Campbell McGrath on Poetry
It's always interesting to see what Poetry Daily will put up on Tuesday. This week, it's an interview with Campbell McGrath from Fugue.
Here are some interesting snippets:
I've never believed that there were some topics “unfit” for poetry; if you change the form, you can make them fit. It hasn't always worked, of course, but it has taught me a lot to try.
Poetry is a schizophrenic art form. In MFA programs we spend our time analyzing the text, in poetry slams people are bowled over by the sonic power . . . But poetry exists in their intersection – it is the music and the message.
Poems are not like organic beings, they are organic beings. They begin like a little seedling popping out of the soil. The poet’s job is to grow that into a plant. But some poems are tomato plants, some are oak trees, and some are weeds. At first, most poets spend a lot of time trying to turn weeds into oak trees. But eventually you learn to differentiate, to learn from the poem what it is likely to become and nurture it in that direction. But one should err on the side of generosity and positivism. Never throw away a draft, a stanza, a line – someday you may wake up realizing the rest of the poem it belongs to, or how to fix it, or what transformation if might be subject to. That is, poems that appear to be tomato plants sometimes grow into oak trees. And even weeds may turn out to be dandelions – which are beautiful things in summer.

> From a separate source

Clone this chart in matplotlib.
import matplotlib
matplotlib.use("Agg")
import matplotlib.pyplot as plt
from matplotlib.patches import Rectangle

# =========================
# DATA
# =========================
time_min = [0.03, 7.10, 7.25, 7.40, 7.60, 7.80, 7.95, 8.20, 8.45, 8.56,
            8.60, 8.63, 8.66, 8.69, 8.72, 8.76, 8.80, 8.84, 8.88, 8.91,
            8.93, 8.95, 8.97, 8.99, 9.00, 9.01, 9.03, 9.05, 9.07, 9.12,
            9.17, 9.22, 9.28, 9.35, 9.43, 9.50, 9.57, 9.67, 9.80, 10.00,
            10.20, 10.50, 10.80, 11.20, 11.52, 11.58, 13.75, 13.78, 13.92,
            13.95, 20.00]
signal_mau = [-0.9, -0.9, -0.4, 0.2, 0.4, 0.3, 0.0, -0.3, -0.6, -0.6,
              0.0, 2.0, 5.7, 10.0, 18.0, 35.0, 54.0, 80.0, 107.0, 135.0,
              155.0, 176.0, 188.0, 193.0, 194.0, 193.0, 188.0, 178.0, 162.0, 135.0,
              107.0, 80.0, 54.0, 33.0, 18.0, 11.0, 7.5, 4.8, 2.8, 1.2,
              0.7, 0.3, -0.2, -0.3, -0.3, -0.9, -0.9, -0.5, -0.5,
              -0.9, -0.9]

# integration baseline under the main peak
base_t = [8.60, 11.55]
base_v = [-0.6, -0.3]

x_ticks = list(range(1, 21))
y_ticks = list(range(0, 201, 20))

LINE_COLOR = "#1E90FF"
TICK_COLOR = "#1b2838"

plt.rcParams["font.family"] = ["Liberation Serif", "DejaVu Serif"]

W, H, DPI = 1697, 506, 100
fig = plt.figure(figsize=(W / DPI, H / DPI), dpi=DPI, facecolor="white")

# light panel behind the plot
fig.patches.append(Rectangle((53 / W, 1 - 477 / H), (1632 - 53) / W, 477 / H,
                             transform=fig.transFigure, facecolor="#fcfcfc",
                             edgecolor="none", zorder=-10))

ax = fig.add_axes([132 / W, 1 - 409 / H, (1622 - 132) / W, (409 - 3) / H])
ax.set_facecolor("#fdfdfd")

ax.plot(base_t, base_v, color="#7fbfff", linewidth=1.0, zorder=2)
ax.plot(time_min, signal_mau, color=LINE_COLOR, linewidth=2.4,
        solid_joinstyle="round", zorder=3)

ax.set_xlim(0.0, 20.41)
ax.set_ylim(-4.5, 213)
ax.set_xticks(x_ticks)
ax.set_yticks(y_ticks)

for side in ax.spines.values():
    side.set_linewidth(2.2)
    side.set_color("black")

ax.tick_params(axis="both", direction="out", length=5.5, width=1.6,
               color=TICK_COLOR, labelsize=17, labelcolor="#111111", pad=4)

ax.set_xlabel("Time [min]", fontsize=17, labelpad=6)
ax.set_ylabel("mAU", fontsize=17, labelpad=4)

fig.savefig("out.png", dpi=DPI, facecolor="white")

“Closure” is a great word, and one of the most important in the craft. Everything ends, but not everything has closure. The unexamined life, the war in Iraq, the sound of a car alarm – these are things that will end without closure. Closure is a musical and thematic idea in poetry, it derives from syntax and from rhetorical structures, from the ideas or emotions of the poem working their way towards their necessary culmination. Barbara H. Smith’s book Poetic Closure lays out the various categories – it’s a dry but useful guidebook. Closure is usually one of the last things a poet learns, and many poets never really learn it, if you ask me. If you pick up a literary magazine, nearly all the poems start off well, but not that many end that way.
You have to tell the truth in poetry. You have to be willing to say what you think, and be wrong, and fall on your face, and have jaded sophisticates laugh at your naiveté, and have cool populists laugh at your pompous elitism. Whatever, dude. You have to respect the deep seriousness of the act of writing a poem and be willing to stand behind what you have written before some kind of grand tribunal that might beam down from the Elysian Fields to check up on us. I don’t mean biographical truth – poetry is not memoir, not autobiography. Truth to the language, the form, the emotion, the history, the belief-whatever that’s the poem’s central concern, it must be handled without hypocrisy, chicanery, or general bullshit.

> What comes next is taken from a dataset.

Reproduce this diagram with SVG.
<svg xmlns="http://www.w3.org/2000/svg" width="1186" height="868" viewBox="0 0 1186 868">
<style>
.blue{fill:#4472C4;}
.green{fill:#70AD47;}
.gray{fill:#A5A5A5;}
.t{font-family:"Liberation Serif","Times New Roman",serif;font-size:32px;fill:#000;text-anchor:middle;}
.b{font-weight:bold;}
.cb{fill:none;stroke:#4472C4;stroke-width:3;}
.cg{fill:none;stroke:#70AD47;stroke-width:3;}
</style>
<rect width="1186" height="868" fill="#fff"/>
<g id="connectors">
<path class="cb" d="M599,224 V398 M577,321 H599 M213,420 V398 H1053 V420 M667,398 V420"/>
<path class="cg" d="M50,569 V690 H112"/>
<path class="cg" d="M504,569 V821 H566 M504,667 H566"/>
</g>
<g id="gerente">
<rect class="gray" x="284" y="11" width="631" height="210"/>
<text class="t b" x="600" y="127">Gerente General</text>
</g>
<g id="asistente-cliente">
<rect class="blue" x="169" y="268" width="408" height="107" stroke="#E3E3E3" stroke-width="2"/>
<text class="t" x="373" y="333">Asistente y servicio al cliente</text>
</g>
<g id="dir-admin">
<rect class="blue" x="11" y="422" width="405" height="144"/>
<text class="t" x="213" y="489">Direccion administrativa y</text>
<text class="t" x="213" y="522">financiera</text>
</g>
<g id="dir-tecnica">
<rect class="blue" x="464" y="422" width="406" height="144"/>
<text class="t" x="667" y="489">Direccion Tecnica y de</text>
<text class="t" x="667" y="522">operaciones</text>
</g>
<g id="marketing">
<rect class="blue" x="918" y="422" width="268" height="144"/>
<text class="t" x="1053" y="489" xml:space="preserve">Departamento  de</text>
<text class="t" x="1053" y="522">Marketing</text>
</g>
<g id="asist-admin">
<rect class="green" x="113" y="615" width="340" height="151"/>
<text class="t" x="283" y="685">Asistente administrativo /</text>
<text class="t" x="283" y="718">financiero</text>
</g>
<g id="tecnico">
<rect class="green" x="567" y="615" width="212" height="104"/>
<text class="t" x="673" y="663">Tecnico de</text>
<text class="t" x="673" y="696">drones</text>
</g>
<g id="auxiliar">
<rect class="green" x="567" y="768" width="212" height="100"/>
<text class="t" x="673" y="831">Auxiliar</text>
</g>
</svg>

That’s all we have in poetry land: the truth. We are not well paid, and we are not respected in our land or time, but we can tell the truth. We don't have to accede to the hypocrisies and half-truths that surround us. We are not driven by a market economy whose rewards bend and corrupt us. That’s a great gift and worth the economic trade off.
The state of our poetry is not unlike the rest of America today. There’s too much of it, nobody agrees on its basic principles, it’s got factions and partisans destroying its innate sense of community, it’s got some visionaries and some hacks, some hard-working citizens and some cynical careerists. It’s a chaotic, overly-rich grab bag, which is its charm. The continuing expansion of MFA programs means there’s more poetry written now than ever – thousands of books a year get published, thousands more seek a publisher. Critics point to this and say – look how much bad poetry gets published! True. But that ignores the good and even great poetry being published, which is likewise greater than ever. America believes deeply in excess, and it took a while but poetry has finally joined that club.